My crushed world
That day... I was hoping to received good news... I brought a postive mind to school and I expect to see some changes.
At class, I took a pencil and a sharpener and went behind, pretending to sharp my pencil...When my name was called.. I rushed in front to collect my paper...
The minute I lay my eyes on it and saw the marks... I was totally speechless. I can't say a word at all but just look sadly as the teacher comments..
I didn't bothered about what the teacher was saying... I was standing helplessly.. I can see my friends are looking at me wildly.. Waiting with curiosity..
I cannot believe it before my eyes... I just failed the third time. My heart was like shattered in pieces. I just cannot believe. I thought I made it..
It was the most painful moment. No one can understand... I kept thinking what I had to say next.
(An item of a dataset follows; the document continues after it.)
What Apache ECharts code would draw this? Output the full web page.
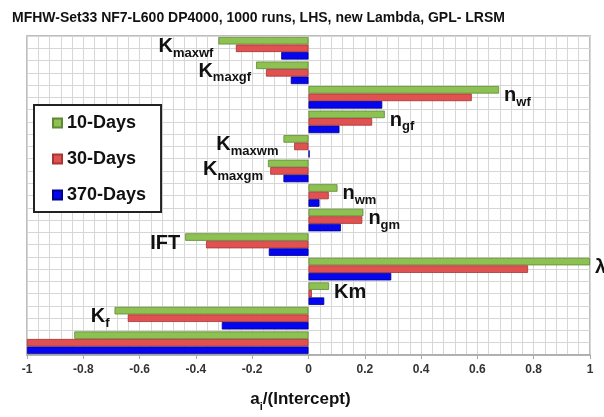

But I can't talk.. I managed to say 'Tak ok...'
So, try imagining how it feels, if I, the worst, sitting next to the highest and the best? Omgosh, I so wanna cry.
As usual, my friends never sit quiet until I reveal my marks. When I told, they proceed with their bad intentions. Bringing me even more down, teasing, and ya, pretending to be an 'angel'.
I couldn't do anything. I almost felt like giving up. Maybe hang myself in the closet or attempt suicide. When I reached home, I was so quiet.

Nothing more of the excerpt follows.